Supplied data:

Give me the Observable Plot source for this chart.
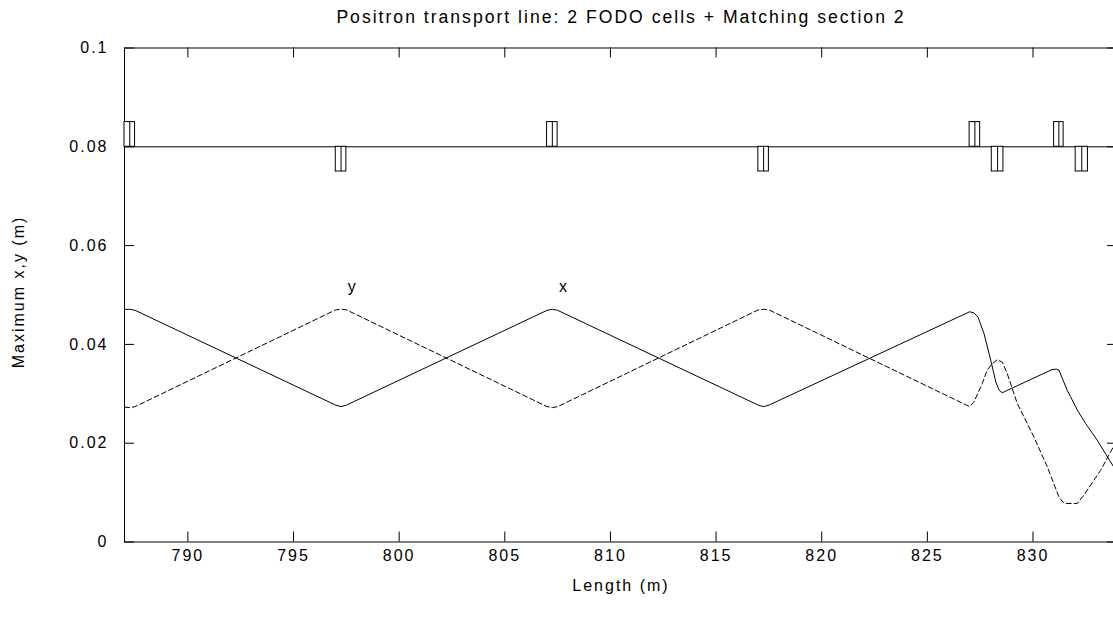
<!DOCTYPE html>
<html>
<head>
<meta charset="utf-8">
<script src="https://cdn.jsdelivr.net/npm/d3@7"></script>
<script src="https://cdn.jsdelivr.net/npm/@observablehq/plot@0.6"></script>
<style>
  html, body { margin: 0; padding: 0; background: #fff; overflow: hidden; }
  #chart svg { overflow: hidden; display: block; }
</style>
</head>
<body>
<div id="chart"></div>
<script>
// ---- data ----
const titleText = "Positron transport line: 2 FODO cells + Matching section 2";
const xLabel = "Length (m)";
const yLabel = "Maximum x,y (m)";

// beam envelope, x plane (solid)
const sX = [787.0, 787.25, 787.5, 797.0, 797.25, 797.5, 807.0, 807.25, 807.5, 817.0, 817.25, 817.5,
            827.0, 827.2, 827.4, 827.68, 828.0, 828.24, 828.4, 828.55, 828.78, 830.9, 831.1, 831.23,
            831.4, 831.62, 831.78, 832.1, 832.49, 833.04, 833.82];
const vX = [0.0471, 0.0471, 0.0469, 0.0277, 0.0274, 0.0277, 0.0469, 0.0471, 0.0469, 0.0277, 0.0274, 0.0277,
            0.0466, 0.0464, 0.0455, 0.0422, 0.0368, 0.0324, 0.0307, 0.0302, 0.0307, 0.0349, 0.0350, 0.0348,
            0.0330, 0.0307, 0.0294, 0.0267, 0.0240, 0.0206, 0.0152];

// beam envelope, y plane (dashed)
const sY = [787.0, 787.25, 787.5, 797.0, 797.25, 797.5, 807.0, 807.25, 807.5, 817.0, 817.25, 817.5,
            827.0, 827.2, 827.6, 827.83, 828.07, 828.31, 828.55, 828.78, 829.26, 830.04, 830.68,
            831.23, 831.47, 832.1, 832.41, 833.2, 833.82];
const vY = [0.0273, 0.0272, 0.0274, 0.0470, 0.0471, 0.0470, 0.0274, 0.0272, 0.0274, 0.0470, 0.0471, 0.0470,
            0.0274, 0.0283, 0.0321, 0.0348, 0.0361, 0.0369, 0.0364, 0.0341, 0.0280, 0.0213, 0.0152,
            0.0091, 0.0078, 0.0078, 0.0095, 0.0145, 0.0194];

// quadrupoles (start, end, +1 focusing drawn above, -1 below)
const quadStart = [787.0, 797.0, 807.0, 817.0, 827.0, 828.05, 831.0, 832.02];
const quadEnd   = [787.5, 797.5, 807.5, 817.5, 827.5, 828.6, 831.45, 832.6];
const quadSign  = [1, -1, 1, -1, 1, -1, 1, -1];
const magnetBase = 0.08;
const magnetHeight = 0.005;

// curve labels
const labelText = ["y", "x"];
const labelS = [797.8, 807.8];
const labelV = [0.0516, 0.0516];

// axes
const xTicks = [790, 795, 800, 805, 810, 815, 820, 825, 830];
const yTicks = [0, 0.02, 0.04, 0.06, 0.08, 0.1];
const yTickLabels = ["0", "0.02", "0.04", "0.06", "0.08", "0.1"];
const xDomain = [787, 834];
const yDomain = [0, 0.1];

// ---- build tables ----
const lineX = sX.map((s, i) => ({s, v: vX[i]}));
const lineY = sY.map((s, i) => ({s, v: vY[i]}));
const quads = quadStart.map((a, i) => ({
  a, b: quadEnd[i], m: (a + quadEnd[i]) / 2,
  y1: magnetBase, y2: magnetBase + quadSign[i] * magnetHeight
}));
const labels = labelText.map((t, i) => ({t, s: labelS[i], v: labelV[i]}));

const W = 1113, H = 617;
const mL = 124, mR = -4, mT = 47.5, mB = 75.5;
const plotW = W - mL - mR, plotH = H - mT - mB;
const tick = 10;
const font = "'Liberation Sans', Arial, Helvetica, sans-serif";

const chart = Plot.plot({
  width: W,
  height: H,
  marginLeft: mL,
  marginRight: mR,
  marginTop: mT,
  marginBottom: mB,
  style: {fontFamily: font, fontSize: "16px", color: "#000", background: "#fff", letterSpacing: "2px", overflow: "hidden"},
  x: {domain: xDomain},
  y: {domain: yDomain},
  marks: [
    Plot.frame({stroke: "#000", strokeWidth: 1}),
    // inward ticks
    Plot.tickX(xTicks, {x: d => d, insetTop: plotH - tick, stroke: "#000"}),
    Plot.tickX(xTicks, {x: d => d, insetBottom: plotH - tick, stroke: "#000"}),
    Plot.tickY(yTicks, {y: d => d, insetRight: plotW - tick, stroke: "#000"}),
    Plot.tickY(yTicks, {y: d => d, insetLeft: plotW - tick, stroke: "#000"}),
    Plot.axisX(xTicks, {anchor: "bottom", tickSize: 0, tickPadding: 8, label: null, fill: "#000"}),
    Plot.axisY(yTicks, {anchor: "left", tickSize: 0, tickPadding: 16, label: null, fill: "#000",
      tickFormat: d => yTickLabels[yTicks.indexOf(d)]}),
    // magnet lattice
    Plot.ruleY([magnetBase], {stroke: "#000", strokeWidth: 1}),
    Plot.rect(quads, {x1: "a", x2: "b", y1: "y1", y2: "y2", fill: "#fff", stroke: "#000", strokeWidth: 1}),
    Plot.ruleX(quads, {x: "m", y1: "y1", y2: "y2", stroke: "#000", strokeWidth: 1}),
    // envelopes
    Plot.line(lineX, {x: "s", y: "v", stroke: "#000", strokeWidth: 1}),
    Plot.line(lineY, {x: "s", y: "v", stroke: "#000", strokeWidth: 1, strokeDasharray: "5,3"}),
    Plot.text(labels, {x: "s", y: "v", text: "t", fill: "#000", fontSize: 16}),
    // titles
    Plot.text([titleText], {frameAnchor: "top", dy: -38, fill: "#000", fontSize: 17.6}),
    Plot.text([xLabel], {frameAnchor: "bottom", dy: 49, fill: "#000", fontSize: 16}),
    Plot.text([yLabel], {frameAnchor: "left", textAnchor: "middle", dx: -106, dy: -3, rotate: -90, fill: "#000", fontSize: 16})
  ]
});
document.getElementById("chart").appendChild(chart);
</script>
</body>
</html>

Do this:
Word for word, quote the lines above. Omit the pictures.

The response:
Give me the Observable Plot source for this chart.
<!DOCTYPE html>
<html>
<head>
<meta charset="utf-8">
<script src="https://cdn.jsdelivr.net/npm/d3@7"></script>
<script src="https://cdn.jsdelivr.net/npm/@observablehq/plot@0.6"></script>
<style>
  html, body { margin: 0; padding: 0; background: #fff; overflow: hidden; }
  #chart svg { overflow: hidden; display: block; }
</style>
</head>
<body>
<div id="chart"></div>
<script>
// ---- data ----
const titleText = "Positron transport line: 2 FODO cells + Matching section 2";
const xLabel = "Length (m)";
const yLabel = "Maximum x,y (m)";

// beam envelope, x plane (solid)
const sX = [787.0, 787.25, 787.5, 797.0, 797.25, 797.5, 807.0, 807.25, 807.5, 817.0, 817.25, 817.5,
            827.0, 827.2, 827.4, 827.68, 828.0, 828.24, 828.4, 828.55, 828.78, 830.9, 831.1, 831.23,
            831.4, 831.62, 831.78, 832.1, 832.49, 833.04, 833.82];
const vX = [0.0471, 0.0471, 0.0469, 0.0277, 0.0274, 0.0277, 0.0469, 0.0471, 0.0469, 0.0277, 0.0274, 0.0277,
            0.0466, 0.0464, 0.0455, 0.0422, 0.0368, 0.0324, 0.0307, 0.0302, 0.0307, 0.0349, 0.0350, 0.0348,
            0.0330, 0.0307, 0.0294, 0.0267, 0.0240, 0.0206, 0.0152];

// beam envelope, y plane (dashed)
const sY = [787.0, 787.25, 787.5, 797.0, 797.25, 797.5, 807.0, 807.25, 807.5, 817.0, 817.25, 817.5,
            827.0, 827.2, 827.6, 827.83, 828.07, 828.31, 828.55, 828.78, 829.26, 830.04, 830.68,
            831.23, 831.47, 832.1, 832.41, 833.2, 833.82];
const vY = [0.0273, 0.0272, 0.0274, 0.0470, 0.0471, 0.0470, 0.0274, 0.0272, 0.0274, 0.0470, 0.0471, 0.0470,
            0.0274, 0.0283, 0.0321, 0.0348, 0.0361, 0.0369, 0.0364, 0.0341, 0.0280, 0.0213, 0.0152,
            0.0091, 0.0078, 0.0078, 0.0095, 0.0145, 0.0194];

// quadrupoles (start, end, +1 focusing drawn above, -1 below)
const quadStart = [787.0, 797.0, 807.0, 817.0, 827.0, 828.05, 831.0, 832.02];
const quadEnd   = [787.5, 797.5, 807.5, 817.5, 827.5, 828.6, 831.45, 832.6];
const quadSign  = [1, -1, 1, -1, 1, -1, 1, -1];
const magnetBase = 0.08;
const magnetHeight = 0.005;

// curve labels
const labelText = ["y", "x"];
const labelS = [797.8, 807.8];
const labelV = [0.0516, 0.0516];

// axes
const xTicks = [790, 795, 800, 805, 810, 815, 820, 825, 830];
const yTicks = [0, 0.02, 0.04, 0.06, 0.08, 0.1];
const yTickLabels = ["0", "0.02", "0.04", "0.06", "0.08", "0.1"];
const xDomain = [787, 834];
const yDomain = [0, 0.1];

// ---- build tables ----
const lineX = sX.map((s, i) => ({s, v: vX[i]}));
const lineY = sY.map((s, i) => ({s, v: vY[i]}));
const quads = quadStart.map((a, i) => ({
  a, b: quadEnd[i], m: (a + quadEnd[i]) / 2,
  y1: magnetBase, y2: magnetBase + quadSign[i] * magnetHeight
}));
const labels = labelText.map((t, i) => ({t, s: labelS[i], v: labelV[i]}));

const W = 1113, H = 617;
const mL = 124, mR = -4, mT = 47.5, mB = 75.5;
const plotW = W - mL - mR, plotH = H - mT - mB;
const tick = 10;
const font = "'Liberation Sans', Arial, Helvetica, sans-serif";

const chart = Plot.plot({
  width: W,
  height: H,
  marginLeft: mL,
  marginRight: mR,
  marginTop: mT,
  marginBottom: mB,
  style: {fontFamily: font, fontSize: "16px", color: "#000", background: "#fff", letterSpacing: "2px", overflow: "hidden"},
  x: {domain: xDomain},
  y: {domain: yDomain},
  marks: [
    Plot.frame({stroke: "#000", strokeWidth: 1}),
    // inward ticks
    Plot.tickX(xTicks, {x: d => d, insetTop: plotH - tick, stroke: "#000"}),
    Plot.tickX(xTicks, {x: d => d, insetBottom: plotH - tick, stroke: "#000"}),
    Plot.tickY(yTicks, {y: d => d, insetRight: plotW - tick, stroke: "#000"}),
    Plot.tickY(yTicks, {y: d => d, insetLeft: plotW - tick, stroke: "#000"}),
    Plot.axisX(xTicks, {anchor: "bottom", tickSize: 0, tickPadding: 8, label: null, fill: "#000"}),
    Plot.axisY(yTicks, {anchor: "left", tickSize: 0, tickPadding: 16, label: null, fill: "#000",
      tickFormat: d => yTickLabels[yTicks.indexOf(d)]}),
    // magnet lattice
    Plot.ruleY([magnetBase], {stroke: "#000", strokeWidth: 1}),
    Plot.rect(quads, {x1: "a", x2: "b", y1: "y1", y2: "y2", fill: "#fff", stroke: "#000", strokeWidth: 1}),
    Plot.ruleX(quads, {x: "m", y1: "y1", y2: "y2", stroke: "#000", strokeWidth: 1}),
    // envelopes
    Plot.line(lineX, {x: "s", y: "v", stroke: "#000", strokeWidth: 1}),
    Plot.line(lineY, {x: "s", y: "v", stroke: "#000", strokeWidth: 1, strokeDasharray: "5,3"}),
    Plot.text(labels, {x: "s", y: "v", text: "t", fill: "#000", fontSize: 16}),
    // titles
    Plot.text([titleText], {frameAnchor: "top", dy: -38, fill: "#000", fontSize: 17.6}),
    Plot.text([xLabel], {frameAnchor: "bottom", dy: 49, fill: "#000", fontSize: 16}),
    Plot.text([yLabel], {frameAnchor: "left", textAnchor: "middle", dx: -106, dy: -3, rotate: -90, fill: "#000", fontSize: 16})
  ]
});
document.getElementById("chart").appendChild(chart);
</script>
</body>
</html>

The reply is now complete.